(Orange County Register, California)
Sound machine lets people 'talk' to dolphins, whales
By BRITTANY LEVINE
2011-04-15 08:19:09
Dave Anderson saw a humpback whale in the distance as he manned the wheel of his catamaran Wednesday morning.
"Is someone down in the X-Pod? Try pressing the humpback whale sounds," he called out to his passengers.
Jacklyn Thurston, 16, pressed a button on a sound machine in an underwater pod tricked out with a keyboard, microphone, digital sound sampler and an iPod filled with classical music.
The humpback whale cruised up alongside the boat, swimming from side to side for more than 10 minutes. The 50-foot whale splashed its tail, twirled in the air and flushed water out of its blowhole several times.
"Oh my God, he's practically onboard," said Thelma Hopkins of Aliso Viejo.
"I think we're lucky he has those sounds. I think that's keeping him here," Jeanne Fairweather said.
The sounds Fairweather was talking about are Anderson's newest addition to a 35-foot SeaRunner sailing catamaran he runs out of Dana Point Harbor on his Dolphin & Whale Safari rides.
FROM EYE POD TO X-POD
Anderson has long had an Eye Pod, a small underwater area where riders could come face to face with the dolphins that like to swim alongside the boat.
"I just kept seeing people making sounds, tapping on the glass and trying to communicate with the dolphins," Anderson said. "I wanted to create a means for them to really do that."
So he created another underwater pod dubbed the X-Pod for experimental interspecies communication. After playing around with the sounds, which are emitted through the water via a PA system designed for boats, riders are invited to fill out a log asking them what sounds they played and whether they noticed any animal reactions.
While Sebastian Surzyn, an 8-year-old from Bridgnorth, England, played the keyboard, his brother Joseph, 12, saw a dolphin come closer to the X-Pod glass.

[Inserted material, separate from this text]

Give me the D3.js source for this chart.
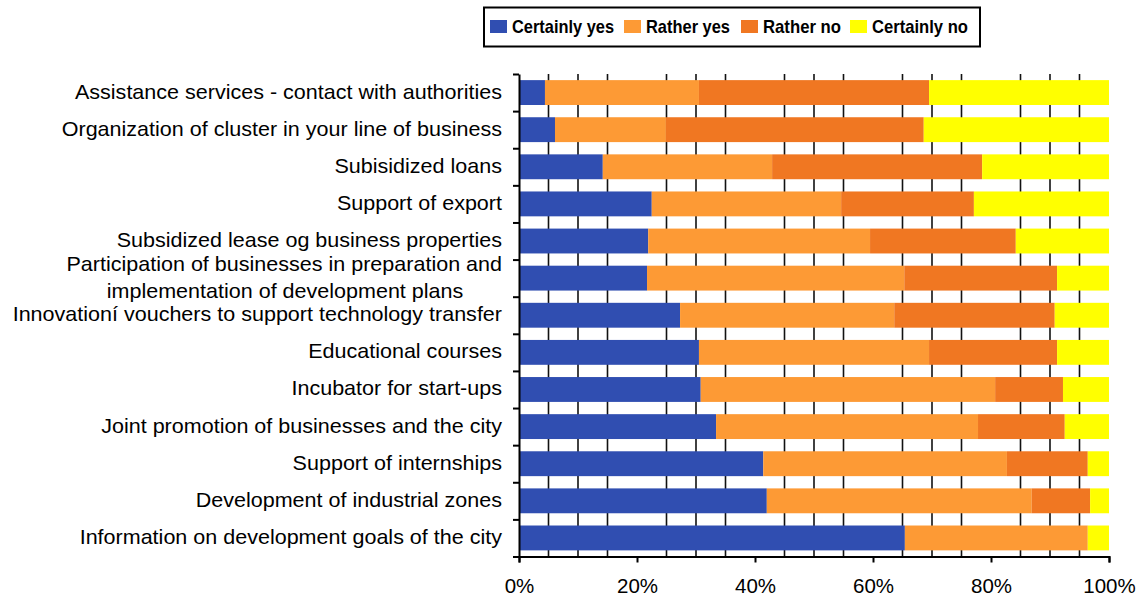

"He looked like it made him roll over," Joseph Surzyn said.
MARINE MAMMAL RULES
Though the Marine Mammal Protection Act prohibits boaters from activities that cause an animal to change its normal behavior, Anderson said the humpback whale's behavior was natural and that he couldn't be sure the X-Pod sounds caused it to come close to the boat. He said the sounds won't harm marine life, as they are no louder than a boat's engine.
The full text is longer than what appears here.